Sing on: somewhere at some new moon,
We'll learn that sleeping is not death,
Hearing the whole earth change its tune,
Its flesh being wild, and it again
Crying aloud as the racecourse is,
And we find hearteners among men
That ride upon horses.
We first note the sophistication in the language, which twenty-odd years after Yeats’ first collection has become more experimental- and harder to orate. The sound of the line resembles its meaning, as with the great opening phrase: ‘There where the course is.’
It seems simple and yet it is hard to keep on the tongue- just like the circular track around which the horses are raced at ever-dizzier paces… and one can only imagine the pounding the hearts of the punters who put down bets on them all.
But the concepts become more serious than a mere day at the track. Yeats steps back in time with lines like ‘We, too, had good attendance once,/ Hearers and hearteners of the work…’
The conclusion is more vintage Yeats, with obscure and transformative image of a different world, yet perhaps one realizable here, or somewhere close to here.
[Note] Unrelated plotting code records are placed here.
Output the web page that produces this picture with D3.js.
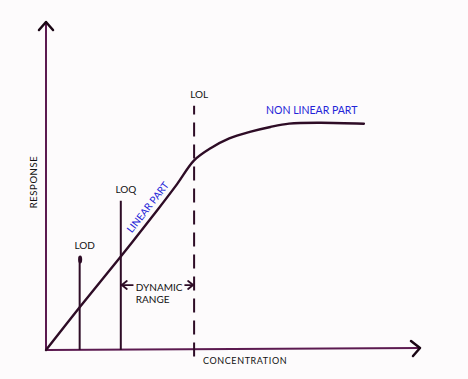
<!DOCTYPE html>
<html>
<head>
<meta charset="utf-8">
<script src="https://cdn.jsdelivr.net/npm/d3@7"></script>
<style>
  html, body { margin: 0; padding: 0; background: #fdfbfc; }
  svg { display: block; }
  text { font-family: Lato, "Open Sans", sans-serif; }
</style>
</head>
<body>
<svg width="468" height="379"></svg>
<script>
'use strict';

// response curve (arbitrary units)
var concentration = [0, 0.9, 2.0, 3.0, 3.5, 3.96, 4.4, 4.9, 5.45, 6.0, 6.5, 7.3, 8.5];
var response      = [0, 1.3, 2.85, 4.3, 5.05, 5.78, 6.15, 6.45, 6.65, 6.8, 6.9, 6.93, 6.9];

// limits: LOD, LOQ, LOL
var limitNames = ['LOD', 'LOQ', 'LOL'];
var limitConc  = [0.9, 2.0, 3.96];
var limitTop   = [2.85, 4.55, 7.45];

var ORIGIN = { X: 46, Y: 350 };
var INK = '#2e0c26';
var AXIS_INK = '#5c1a50';
var BLUE = '#2424d8';

var canvas = d3.select('svg');

var x = d3.scaleLinear().domain([0, 10]).range([ORIGIN.X, 420]);
var y = d3.scaleLinear().domain([0, 10]).range([ORIGIN.Y, 22]);

// axes, drawn as plain arrows
var axes = canvas.append('g')
    .attr('fill', 'none')
    .attr('stroke', AXIS_INK)
    .attr('stroke-width', 2)
    .attr('stroke-linecap', 'round')
    .attr('stroke-linejoin', 'round');

axes.append('path')
    .attr('d', 'M' + x(0) + ',' + y(0) + 'L' + x(0) + ',' + y(10));
axes.append('path')
    .attr('stroke', '#1a0614')
    .attr('stroke-width', 2.5)
    .attr('d', 'M' + (x(0) - 7) + ',' + (y(10) + 8) + 'L' + x(0) + ',' + y(10) + 'L' + (x(0) + 7) + ',' + (y(10) + 8));

axes.append('path')
    .attr('d', 'M' + x(0) + ',' + y(0) + 'L' + x(10) + ',' + (y(0) - 2));
axes.append('path')
    .attr('stroke', '#1a0614')
    .attr('stroke-width', 2.5)
    .attr('d', 'M' + (x(10) - 9) + ',' + (y(0) - 9) + 'L' + x(10) + ',' + (y(0) - 2) + 'L' + (x(10) - 7) + ',' + (y(0) + 6));

// limit lines
var limits = limitNames.map(function(name, i) {
    return { name: name, c: limitConc[i], top: limitTop[i] };
});

canvas.selectAll('line.limit')
    .data(limits)
    .enter()
    .append('line')
    .attr('class', 'limit')
    .attr('stroke', INK)
    .attr('stroke-width', 2)
    .attr('x1', function(d) { return x(d.c); })
    .attr('x2', function(d) { return x(d.c); })
    .attr('y1', function(d) { return d.name === 'LOL' ? y(-0.2) : y(0); })
    .attr('y2', function(d) { return y(d.top); })
    .attr('stroke-dasharray', function(d) { return d.name === 'LOL' ? '14,8' : null; });

// blob at LOD top
canvas.append('ellipse')
    .attr('cx', x(limitConc[0]) + 0.5)
    .attr('cy', y(limitTop[0]) + 3)
    .attr('rx', 2)
    .attr('ry', 4)
    .attr('fill', INK);

canvas.selectAll('text.limit')
    .data(limits)
    .enter()
    .append('text')
    .attr('class', 'limit')
    .attr('x', function(d) { return x(d.c) + 5; })
    .attr('y', function(d) { return y(d.top) - 8; })
    .attr('text-anchor', 'middle')
    .attr('font-size', 10)
    .attr('fill', '#111')
    .text(function(d) { return d.name; });

// response curve
var points = concentration.map(function(c, i) { return [c, response[i]]; });
var line = d3.line()
    .x(function(d) { return x(d[0]); })
    .y(function(d) { return y(d[1]); })
    .curve(d3.curveCatmullRom.alpha(0.5));

canvas.append('path')
    .datum(points)
    .attr('fill', 'none')
    .attr('stroke', INK)
    .attr('stroke-width', 2.4)
    .attr('stroke-linecap', 'round')
    .attr('d', line);

// labels
canvas.append('text')
    .attr('transform', 'translate(37,' + 182 + ') rotate(-90)')
    .attr('text-anchor', 'middle')
    .attr('font-size', 9.5)
    .attr('letter-spacing', 0.6)
    .attr('fill', '#111')
    .text('RESPONSE');

canvas.append('text')
    .attr('x', 203)
    .attr('y', 364)
    .attr('font-size', 9)
    .attr('letter-spacing', 0.6)
    .attr('fill', '#111')
    .text('CONCENTRATION');

canvas.append('text')
    .attr('x', 266)
    .attr('y', 114)
    .attr('font-size', 10.5)
    .attr('fill', BLUE)
    .text('NON LINEAR PART');

canvas.append('text')
    .attr('transform', 'translate(' + (x(2.0) + 11) + ',' + (y(2.85) - 23) + ') rotate(-52)')
    .attr('font-size', 10)
    .attr('fill', BLUE)
    .text('LINEAR PART');

// dynamic range
var rangeY = y(1.98);
var dyn = canvas.append('g')
    .attr('fill', 'none')
    .attr('stroke', INK)
    .attr('stroke-width', 1.8)
    .attr('stroke-linecap', 'round')
    .attr('stroke-linejoin', 'round');
var lx = x(limitConc[1]) + 1, rx = x(limitConc[2]) - 1;
dyn.append('path').attr('d', 'M' + lx + ',' + rangeY + 'L' + (lx + 11) + ',' + rangeY);
dyn.append('path').attr('d', 'M' + (lx + 5) + ',' + (rangeY - 4) + 'L' + lx + ',' + rangeY + 'L' + (lx + 5) + ',' + (rangeY + 4));
dyn.append('path').attr('d', 'M' + (rx - 8) + ',' + rangeY + 'L' + rx + ',' + rangeY);
dyn.append('path').attr('d', 'M' + (rx - 5) + ',' + (rangeY - 4) + 'L' + rx + ',' + rangeY + 'L' + (rx - 5) + ',' + (rangeY + 4));

canvas.append('text')
    .attr('x', lx + 14)
    .attr('y', rangeY + 6)
    .attr('font-size', 10)
    .attr('fill', '#111')
    .text('DYNAMIC');
canvas.append('text')
    .attr('x', lx + 14)
    .attr('y', rangeY + 18)
    .attr('font-size', 10)
    .attr('fill', '#111')
    .text('RANGE');
</script>
</body>
</html>
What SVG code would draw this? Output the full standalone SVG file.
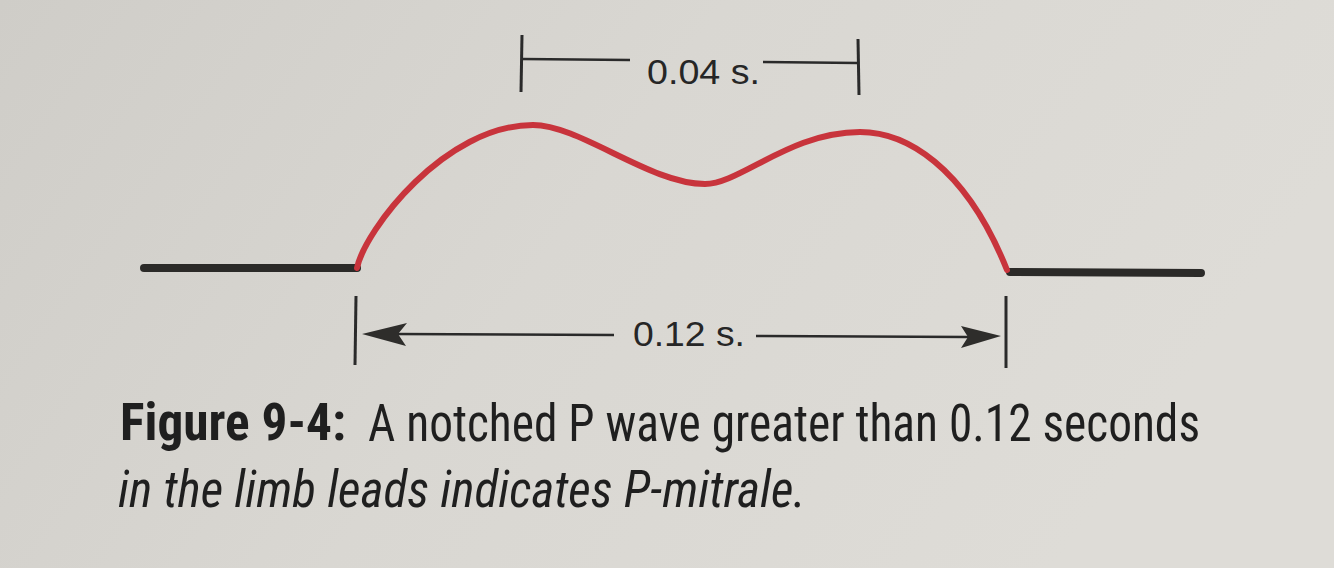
<svg xmlns="http://www.w3.org/2000/svg" width="1334" height="568" viewBox="0 0 1334 568">
<defs>
<linearGradient id="bg" x1="0" y1="0" x2="1" y2="0.3">
<stop offset="0" stop-color="#cfcdc8"/>
<stop offset="0.5" stop-color="#d9d7d2"/>
<stop offset="1" stop-color="#dedcd7"/>
</linearGradient>
<style>
.base{stroke:#2b2a28;stroke-width:8;stroke-linecap:round;fill:none}
.wave{stroke:#c8343c;stroke-width:6;fill:none;stroke-linecap:round}
.dim{stroke:#2a2a2a;stroke-width:2.5;fill:none}
.tick{stroke:#2a2a2a;stroke-width:3;fill:none}
.head{fill:#2e2d2b}
.lbl{font-family:"Liberation Sans","Roboto",sans-serif;font-size:35px;fill:#262626}
.cap{font-family:"Liberation Sans Narrow","Roboto Condensed","Liberation Sans",sans-serif;font-size:51px;fill:#1f1f1f}
.capb{font-weight:bold}
.capi{font-style:italic}
</style>
</defs>
<rect width="1334" height="568" fill="url(#bg)"/>
<g id="baseline-left"><line class="base" x1="144" y1="268" x2="357" y2="268"/></g>
<g id="baseline-right"><line class="base" x1="1010" y1="272" x2="1201" y2="273"/></g>
<g id="p-wave">
<path class="wave" d="M357,268 C365,230 445,125 533,125 C580,125 650,184 705,184 C740,184 790,132 860,132 C905,132 965,165 1007,270"/>
</g>
<g id="connectors">
<g id="dim-004">
<line class="tick" x1="522" y1="35" x2="521" y2="92"/>
<line class="dim" x1="522" y1="59" x2="630" y2="60"/>
<line class="dim" x1="763" y1="62" x2="858" y2="63"/>
<line class="tick" x1="858" y1="39" x2="859" y2="95"/>
</g>
<g id="dim-012">
<line class="tick" x1="356" y1="296" x2="355" y2="365"/>
<line class="dim" x1="395" y1="334" x2="614" y2="335"/>
<line class="dim" x1="756" y1="336" x2="968" y2="337"/>
<path class="head" d="M362,334 L407,323 L398,334 L406,346 Z"/>
<path class="head" d="M1001,336 L961,326 L968,337 L961,348 Z"/>
<line class="tick" x1="1006" y1="296" x2="1006" y2="368"/>
</g>
</g>
<g id="labels">
<text class="lbl" x="647" y="84" textLength="113" lengthAdjust="spacingAndGlyphs">0.04 s.</text>
<text class="lbl" x="633" y="346" textLength="112" lengthAdjust="spacingAndGlyphs">0.12 s.</text>
</g>
<g id="caption">
<text class="cap capb" x="120" y="440" textLength="226" lengthAdjust="spacingAndGlyphs">Figure 9-4:</text>
<text class="cap" x="368" y="441" textLength="832" lengthAdjust="spacingAndGlyphs">A notched P wave greater than 0.12 seconds</text>
<text class="cap capi" x="118" y="507" textLength="688" lengthAdjust="spacingAndGlyphs">in the limb leads indicates P-mitrale.</text>
</g>
</svg>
With poems like this, his esoteric side stands out, but is always sufficiently cloaked that he does not irritate with the obvious.
Poem 3: “The Rose Tree”- Martyrdom as a Form of Hydration
The third and last poem to scrutinize is 1920’s “The Rose Tree,” which is written in the form of a dialogue between two 1916 Easter Rising leaders Patrick Pearse and James Connolly.
While the poem is fairly simple, I wanted to keep it close for future research, as the conclusion may have been noted by O’Nolan in his writing of Thirst, in which the main character (a publican) recalls the great heat and ensuing thirst that gripped his British Army brigade while (allegedly) on the Mesopotamian Campaign in 1915. (This is a level of minutiae, I know, but it may bear fruit in the future course of research, much like the blood-soaked rose tree of the poem.
The poem is like this.
THE ROSE TREE
'O WORDS are lightly spoken,'
Said Pearse to Connolly,
'Maybe a breath of politic words
Has withered our Rose Tree;
Or maybe but a wind that blows
Across the bitter sea.'
'It needs to be but watered,'
James Connolly replied,
'To make the green come out again
And spread on every side,
And shake the blossom from the bud
To be the garden's pride.'
'But where can we draw water,'
Said Pearse to Connolly,
'When all the wells are parched away?
O plain as plain can be
There's nothing but our own red blood
Can make a right Rose Tree.'
Some Yeats-Related Travel Tips
As part of the enduring TLS effort to keep track of both literature and travel, I will conclude this essay with a few tips for travelers in Ireland seeking out traces of William Butler Yeats.
This neat article from the Ireland on a Budget blog has a selection of the poet’s “most beloved” places across the Emerald Isle, accompanied by photos.
The Yeats Society in Sligo, the site of so many of his great summers, also has a lot of information and is a must-visit place.
And of course, in the capital of Dublin, the VisitIreland site directs travelers to the National Library, which has the largest collection of Yeats’ works.
Wherever you may happen to be, I hope that the foregoing essay has contributed to your knowledge and enjoyment of one of the greatest poets the English language has ever seen. And the fact that all of his works are so easily available should be a reminder for all poetry-lovers to once again dip into the great river of his works.